►
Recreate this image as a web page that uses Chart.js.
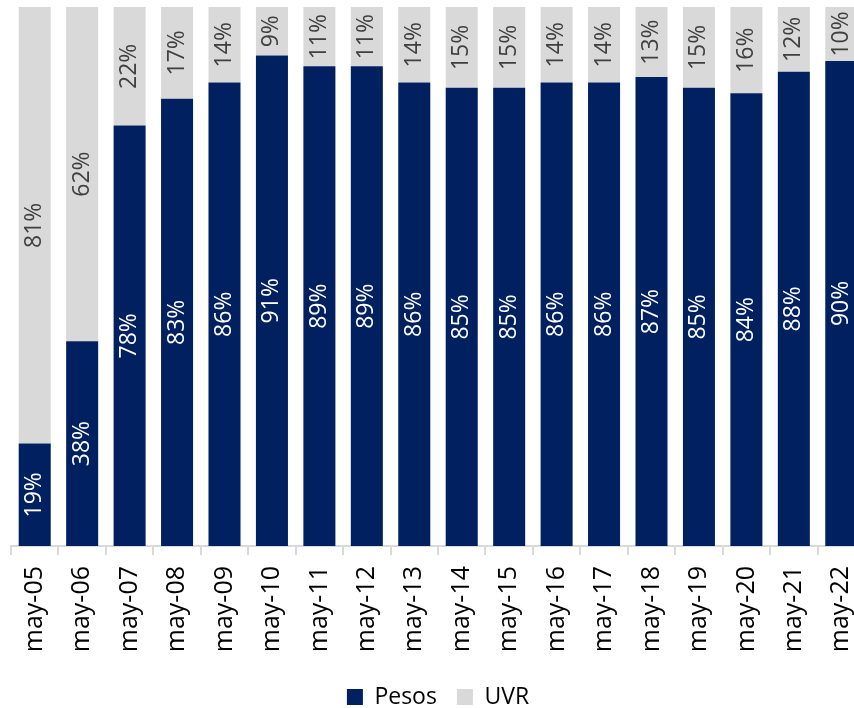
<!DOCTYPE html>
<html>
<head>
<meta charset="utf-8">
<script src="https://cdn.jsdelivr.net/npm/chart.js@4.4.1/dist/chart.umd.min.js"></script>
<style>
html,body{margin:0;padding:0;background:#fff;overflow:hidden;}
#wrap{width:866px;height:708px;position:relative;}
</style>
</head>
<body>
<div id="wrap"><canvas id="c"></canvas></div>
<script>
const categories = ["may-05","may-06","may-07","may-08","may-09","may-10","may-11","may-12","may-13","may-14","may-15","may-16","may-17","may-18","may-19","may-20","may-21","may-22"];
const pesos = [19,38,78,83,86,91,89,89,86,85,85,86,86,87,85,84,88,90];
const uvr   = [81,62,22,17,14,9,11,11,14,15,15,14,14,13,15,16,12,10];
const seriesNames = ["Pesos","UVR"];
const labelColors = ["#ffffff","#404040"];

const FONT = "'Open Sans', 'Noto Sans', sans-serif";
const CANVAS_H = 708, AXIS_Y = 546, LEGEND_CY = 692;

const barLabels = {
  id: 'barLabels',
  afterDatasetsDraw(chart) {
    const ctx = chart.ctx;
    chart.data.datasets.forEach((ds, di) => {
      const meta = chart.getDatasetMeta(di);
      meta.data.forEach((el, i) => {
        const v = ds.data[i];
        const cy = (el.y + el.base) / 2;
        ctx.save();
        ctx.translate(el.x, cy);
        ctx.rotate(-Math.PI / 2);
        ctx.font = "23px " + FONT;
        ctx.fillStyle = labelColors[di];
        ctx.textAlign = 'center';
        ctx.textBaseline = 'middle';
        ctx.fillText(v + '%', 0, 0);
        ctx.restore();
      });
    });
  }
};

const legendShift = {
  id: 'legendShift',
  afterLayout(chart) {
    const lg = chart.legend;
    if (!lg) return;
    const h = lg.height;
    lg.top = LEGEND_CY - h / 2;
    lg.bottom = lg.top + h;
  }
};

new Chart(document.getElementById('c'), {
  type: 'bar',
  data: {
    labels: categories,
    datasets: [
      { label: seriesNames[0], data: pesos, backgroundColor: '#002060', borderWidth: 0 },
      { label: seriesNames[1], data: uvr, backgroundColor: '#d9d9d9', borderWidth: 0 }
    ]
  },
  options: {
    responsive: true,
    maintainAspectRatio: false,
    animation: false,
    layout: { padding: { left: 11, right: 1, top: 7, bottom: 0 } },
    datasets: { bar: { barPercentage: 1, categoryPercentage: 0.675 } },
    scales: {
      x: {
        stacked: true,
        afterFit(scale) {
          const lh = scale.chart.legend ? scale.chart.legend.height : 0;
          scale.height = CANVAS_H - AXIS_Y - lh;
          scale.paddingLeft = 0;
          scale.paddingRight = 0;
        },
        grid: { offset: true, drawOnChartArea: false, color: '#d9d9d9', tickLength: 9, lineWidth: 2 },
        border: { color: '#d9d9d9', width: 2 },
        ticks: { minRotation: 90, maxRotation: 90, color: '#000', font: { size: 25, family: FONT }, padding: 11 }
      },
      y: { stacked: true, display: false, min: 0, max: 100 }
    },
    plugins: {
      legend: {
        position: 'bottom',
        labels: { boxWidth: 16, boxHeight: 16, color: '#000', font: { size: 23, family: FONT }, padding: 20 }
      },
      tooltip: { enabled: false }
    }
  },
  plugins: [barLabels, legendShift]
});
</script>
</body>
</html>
◄
►
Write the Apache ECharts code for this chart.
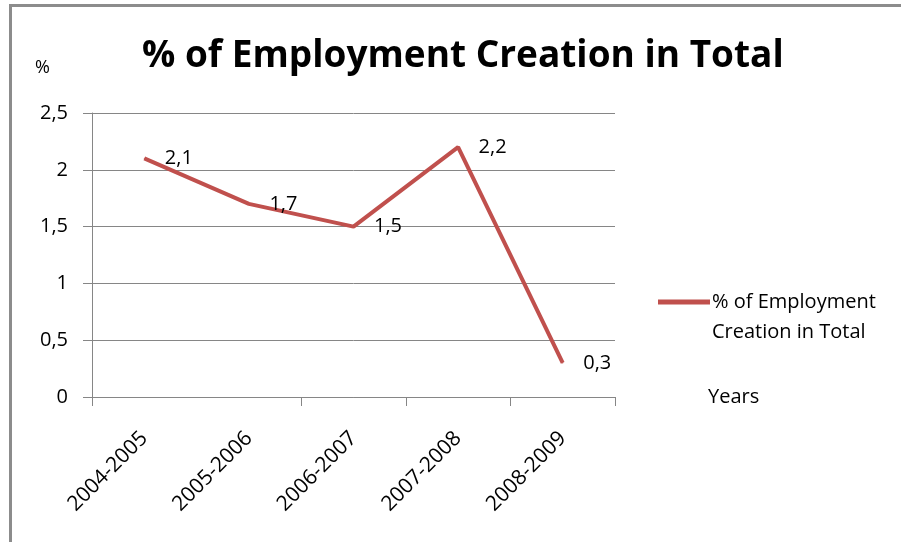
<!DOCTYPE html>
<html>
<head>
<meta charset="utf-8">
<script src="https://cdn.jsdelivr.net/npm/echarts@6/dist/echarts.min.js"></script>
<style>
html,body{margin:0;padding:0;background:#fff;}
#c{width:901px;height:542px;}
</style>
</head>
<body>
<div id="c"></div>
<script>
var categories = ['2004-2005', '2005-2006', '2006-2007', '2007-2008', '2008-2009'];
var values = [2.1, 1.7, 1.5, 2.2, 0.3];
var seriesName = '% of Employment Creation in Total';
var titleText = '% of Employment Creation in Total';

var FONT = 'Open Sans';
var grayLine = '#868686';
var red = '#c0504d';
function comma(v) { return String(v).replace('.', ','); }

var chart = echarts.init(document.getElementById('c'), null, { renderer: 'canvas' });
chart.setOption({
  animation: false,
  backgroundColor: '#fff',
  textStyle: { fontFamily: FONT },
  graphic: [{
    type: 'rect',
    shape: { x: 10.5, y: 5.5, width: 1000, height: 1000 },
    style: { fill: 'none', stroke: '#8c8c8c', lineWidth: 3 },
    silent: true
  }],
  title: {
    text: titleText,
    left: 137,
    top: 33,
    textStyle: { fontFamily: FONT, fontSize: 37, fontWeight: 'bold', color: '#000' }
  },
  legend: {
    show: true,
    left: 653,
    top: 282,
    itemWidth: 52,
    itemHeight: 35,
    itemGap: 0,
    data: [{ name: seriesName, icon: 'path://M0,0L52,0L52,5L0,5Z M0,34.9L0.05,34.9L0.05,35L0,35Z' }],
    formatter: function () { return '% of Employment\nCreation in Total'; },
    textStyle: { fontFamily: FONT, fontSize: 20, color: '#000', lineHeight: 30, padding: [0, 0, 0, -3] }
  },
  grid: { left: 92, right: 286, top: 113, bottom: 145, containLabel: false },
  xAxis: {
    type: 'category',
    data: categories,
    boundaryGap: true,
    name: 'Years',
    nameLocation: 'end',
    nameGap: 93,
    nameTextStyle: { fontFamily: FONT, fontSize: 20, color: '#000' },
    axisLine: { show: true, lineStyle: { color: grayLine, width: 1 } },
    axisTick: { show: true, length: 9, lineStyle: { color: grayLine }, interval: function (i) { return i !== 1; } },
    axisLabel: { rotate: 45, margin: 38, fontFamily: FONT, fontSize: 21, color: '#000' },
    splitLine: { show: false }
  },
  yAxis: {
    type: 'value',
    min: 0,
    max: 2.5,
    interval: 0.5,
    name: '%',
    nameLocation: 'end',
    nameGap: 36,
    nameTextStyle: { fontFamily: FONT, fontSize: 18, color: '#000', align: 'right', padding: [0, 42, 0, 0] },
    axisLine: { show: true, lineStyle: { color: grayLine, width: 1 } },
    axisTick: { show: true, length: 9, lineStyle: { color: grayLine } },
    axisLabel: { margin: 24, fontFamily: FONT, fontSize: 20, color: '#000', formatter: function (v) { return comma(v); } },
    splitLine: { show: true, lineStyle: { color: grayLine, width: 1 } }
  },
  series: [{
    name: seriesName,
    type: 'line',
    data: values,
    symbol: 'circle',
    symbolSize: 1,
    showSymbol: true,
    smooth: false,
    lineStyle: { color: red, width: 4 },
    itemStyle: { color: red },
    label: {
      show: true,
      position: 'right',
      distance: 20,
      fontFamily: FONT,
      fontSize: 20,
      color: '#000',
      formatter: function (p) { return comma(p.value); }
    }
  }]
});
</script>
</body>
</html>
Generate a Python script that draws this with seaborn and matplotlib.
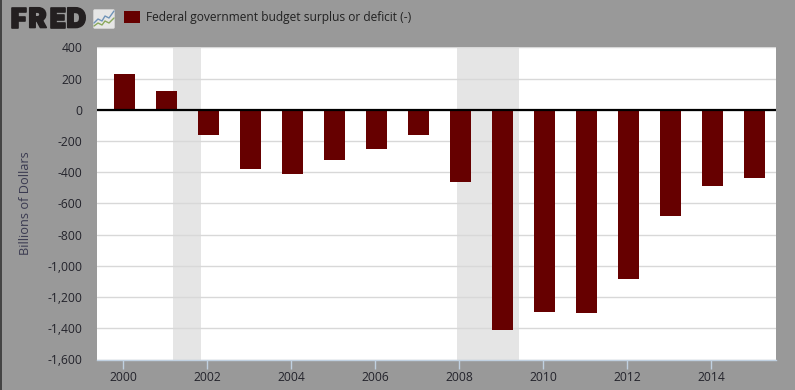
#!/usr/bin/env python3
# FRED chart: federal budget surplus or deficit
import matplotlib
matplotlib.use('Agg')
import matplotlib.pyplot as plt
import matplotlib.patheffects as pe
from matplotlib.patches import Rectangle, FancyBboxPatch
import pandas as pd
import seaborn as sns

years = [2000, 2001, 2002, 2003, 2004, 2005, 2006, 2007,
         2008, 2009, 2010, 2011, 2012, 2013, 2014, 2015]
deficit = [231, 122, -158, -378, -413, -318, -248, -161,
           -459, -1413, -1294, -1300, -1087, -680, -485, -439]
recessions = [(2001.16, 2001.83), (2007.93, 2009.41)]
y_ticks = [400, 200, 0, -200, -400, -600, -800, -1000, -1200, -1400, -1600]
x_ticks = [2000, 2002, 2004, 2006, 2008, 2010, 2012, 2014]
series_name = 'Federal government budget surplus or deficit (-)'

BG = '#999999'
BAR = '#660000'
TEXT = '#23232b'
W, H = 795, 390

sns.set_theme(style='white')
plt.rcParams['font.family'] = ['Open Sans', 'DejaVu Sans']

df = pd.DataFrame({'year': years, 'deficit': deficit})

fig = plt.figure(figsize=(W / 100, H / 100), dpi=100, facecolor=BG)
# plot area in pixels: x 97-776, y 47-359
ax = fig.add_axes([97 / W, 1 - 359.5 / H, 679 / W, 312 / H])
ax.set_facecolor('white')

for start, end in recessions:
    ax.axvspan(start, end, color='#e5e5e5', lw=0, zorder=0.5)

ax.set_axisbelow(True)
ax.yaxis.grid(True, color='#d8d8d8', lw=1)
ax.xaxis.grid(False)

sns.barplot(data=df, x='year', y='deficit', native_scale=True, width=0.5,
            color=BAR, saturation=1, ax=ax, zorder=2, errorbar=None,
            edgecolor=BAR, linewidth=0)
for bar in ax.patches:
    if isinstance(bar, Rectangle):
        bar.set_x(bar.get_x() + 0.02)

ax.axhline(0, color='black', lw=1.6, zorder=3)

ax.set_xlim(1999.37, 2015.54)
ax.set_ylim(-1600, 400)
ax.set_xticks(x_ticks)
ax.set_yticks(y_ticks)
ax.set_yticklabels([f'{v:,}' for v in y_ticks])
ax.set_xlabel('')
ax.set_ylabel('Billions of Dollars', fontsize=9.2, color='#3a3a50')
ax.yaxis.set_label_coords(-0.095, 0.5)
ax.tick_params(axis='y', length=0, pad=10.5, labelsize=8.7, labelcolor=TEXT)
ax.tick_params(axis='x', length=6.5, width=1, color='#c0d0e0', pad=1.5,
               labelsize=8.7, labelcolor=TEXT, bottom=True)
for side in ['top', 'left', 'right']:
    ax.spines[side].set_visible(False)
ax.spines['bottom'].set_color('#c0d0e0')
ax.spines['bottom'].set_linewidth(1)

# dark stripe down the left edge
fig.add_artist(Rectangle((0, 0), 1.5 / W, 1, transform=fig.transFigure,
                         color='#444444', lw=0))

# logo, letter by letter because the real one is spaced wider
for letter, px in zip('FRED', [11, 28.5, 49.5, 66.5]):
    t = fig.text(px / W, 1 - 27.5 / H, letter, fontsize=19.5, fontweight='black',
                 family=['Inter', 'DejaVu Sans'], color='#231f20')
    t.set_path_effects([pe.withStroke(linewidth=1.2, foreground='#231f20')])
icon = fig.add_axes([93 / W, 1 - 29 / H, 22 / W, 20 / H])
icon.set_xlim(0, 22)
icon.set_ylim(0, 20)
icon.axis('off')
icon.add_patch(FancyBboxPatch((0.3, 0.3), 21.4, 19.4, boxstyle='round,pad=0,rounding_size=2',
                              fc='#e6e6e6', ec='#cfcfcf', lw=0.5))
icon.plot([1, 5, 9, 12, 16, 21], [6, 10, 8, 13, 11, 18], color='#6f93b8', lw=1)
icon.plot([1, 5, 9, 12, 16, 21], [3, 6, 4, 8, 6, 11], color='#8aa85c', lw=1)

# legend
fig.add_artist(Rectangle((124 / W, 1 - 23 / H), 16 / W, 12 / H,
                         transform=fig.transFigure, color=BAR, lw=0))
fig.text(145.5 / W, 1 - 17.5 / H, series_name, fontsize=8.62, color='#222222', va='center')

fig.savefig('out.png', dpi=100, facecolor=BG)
◄
►
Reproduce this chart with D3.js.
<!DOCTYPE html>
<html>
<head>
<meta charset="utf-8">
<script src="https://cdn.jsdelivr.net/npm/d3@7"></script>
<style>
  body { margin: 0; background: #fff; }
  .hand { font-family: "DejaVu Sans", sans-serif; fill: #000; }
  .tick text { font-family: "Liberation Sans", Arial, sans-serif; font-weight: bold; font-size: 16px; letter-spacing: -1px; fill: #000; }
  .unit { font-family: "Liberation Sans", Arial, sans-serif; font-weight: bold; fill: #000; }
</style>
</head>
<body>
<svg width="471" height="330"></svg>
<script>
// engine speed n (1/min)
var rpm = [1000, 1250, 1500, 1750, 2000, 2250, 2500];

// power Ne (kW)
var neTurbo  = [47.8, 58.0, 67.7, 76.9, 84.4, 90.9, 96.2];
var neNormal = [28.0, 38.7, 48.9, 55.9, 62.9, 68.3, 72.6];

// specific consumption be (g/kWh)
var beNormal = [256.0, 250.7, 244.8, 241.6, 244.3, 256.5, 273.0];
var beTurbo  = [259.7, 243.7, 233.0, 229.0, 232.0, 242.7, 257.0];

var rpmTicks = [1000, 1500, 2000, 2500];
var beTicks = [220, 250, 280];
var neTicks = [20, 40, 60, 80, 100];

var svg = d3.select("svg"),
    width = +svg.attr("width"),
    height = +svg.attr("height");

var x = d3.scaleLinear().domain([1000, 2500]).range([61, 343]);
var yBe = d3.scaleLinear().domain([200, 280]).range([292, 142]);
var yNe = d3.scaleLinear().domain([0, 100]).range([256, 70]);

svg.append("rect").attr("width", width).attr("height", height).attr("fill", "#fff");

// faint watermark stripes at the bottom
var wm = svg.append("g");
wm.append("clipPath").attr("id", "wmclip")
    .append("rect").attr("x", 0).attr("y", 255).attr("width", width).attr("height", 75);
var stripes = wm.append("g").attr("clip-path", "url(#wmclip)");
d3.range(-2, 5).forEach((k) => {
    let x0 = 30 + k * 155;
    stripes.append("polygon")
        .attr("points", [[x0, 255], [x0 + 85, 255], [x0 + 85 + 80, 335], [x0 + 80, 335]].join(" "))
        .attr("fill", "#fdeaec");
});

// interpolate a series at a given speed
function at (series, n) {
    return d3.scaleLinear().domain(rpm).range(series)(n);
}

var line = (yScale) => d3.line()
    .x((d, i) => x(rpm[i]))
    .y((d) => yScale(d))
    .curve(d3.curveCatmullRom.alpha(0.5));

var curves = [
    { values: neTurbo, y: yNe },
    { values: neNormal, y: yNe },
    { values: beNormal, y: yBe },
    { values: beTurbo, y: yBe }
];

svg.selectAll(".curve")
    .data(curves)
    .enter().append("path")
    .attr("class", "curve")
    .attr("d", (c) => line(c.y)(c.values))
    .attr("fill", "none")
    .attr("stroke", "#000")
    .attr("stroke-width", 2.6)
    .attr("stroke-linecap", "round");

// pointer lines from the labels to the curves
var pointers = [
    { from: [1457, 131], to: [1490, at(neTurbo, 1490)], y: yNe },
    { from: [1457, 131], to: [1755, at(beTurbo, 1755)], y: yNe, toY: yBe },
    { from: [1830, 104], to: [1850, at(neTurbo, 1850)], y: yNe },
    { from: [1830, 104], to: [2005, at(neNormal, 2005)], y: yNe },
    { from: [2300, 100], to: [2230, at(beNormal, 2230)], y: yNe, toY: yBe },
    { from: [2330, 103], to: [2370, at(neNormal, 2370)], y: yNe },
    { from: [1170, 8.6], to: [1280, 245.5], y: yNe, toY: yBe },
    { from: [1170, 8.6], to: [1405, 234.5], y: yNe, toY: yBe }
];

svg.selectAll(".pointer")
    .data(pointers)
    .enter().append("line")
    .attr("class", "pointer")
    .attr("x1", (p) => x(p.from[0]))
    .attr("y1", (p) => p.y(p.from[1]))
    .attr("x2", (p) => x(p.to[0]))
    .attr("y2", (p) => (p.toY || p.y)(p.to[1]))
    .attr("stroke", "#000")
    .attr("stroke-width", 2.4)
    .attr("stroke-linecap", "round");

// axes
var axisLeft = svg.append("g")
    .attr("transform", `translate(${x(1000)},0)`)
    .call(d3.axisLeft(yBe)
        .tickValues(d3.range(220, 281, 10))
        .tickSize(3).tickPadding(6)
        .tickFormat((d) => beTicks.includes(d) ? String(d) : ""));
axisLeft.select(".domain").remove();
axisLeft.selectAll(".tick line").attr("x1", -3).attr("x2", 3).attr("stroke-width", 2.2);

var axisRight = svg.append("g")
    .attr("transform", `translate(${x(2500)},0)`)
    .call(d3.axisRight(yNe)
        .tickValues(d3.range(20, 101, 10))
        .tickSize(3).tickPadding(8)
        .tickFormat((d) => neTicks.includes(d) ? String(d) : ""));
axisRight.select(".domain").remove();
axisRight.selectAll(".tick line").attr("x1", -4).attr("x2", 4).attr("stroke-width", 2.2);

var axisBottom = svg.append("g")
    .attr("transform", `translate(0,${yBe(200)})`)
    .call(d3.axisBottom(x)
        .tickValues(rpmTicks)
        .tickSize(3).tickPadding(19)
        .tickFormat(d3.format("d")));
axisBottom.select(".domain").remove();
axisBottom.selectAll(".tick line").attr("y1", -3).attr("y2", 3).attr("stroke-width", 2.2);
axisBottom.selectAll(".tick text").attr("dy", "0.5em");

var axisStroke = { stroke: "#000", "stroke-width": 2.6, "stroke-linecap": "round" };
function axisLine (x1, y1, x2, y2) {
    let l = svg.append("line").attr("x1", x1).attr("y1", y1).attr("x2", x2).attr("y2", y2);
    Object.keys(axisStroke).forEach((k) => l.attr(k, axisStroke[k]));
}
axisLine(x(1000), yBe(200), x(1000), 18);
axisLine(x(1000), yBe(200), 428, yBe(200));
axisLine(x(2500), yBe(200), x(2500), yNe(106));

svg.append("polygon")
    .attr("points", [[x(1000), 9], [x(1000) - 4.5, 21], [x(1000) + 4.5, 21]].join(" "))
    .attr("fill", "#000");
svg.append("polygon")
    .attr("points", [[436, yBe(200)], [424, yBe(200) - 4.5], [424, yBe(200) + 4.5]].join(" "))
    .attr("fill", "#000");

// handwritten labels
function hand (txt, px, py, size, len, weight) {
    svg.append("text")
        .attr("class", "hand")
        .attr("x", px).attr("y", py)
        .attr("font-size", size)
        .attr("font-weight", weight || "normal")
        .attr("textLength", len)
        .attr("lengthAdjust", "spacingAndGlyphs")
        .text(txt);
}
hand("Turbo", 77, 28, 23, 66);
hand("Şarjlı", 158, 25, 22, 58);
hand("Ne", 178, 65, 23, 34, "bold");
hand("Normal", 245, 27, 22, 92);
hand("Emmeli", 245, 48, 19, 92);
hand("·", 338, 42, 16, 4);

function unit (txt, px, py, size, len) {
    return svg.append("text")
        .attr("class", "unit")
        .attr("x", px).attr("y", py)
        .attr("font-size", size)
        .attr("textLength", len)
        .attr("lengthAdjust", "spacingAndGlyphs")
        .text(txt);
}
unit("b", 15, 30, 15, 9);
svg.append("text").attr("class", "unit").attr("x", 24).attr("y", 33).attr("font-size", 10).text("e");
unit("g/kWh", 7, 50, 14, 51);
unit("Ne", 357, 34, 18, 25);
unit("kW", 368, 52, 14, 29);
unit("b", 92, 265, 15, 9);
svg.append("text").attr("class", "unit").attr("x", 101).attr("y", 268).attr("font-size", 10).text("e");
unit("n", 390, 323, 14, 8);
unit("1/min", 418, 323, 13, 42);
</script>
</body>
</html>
◄
Using the data above, extract exactly the lines from the one containing "Write the Apache ECharts code for this chart." through the one containing "return String(v).replace('.', ',');". Pictures are left out.

Write the Apache ECharts code for this chart.
<!DOCTYPE html>
<html>
<head>
<meta charset="utf-8">
<script src="https://cdn.jsdelivr.net/npm/echarts@6/dist/echarts.min.js"></script>
<style>
html,body{margin:0;padding:0;background:#fff;}
#c{width:901px;height:542px;}
</style>
</head>
<body>
<div id="c"></div>
<script>
var categories = ['2004-2005', '2005-2006', '2006-2007', '2007-2008', '2008-2009'];
var values = [2.1, 1.7, 1.5, 2.2, 0.3];
var seriesName = '% of Employment Creation in Total';
var titleText = '% of Employment Creation in Total';

var FONT = 'Open Sans';
var grayLine = '#868686';
var red = '#c0504d';
function comma(v) { return String(v).replace('.', ','); }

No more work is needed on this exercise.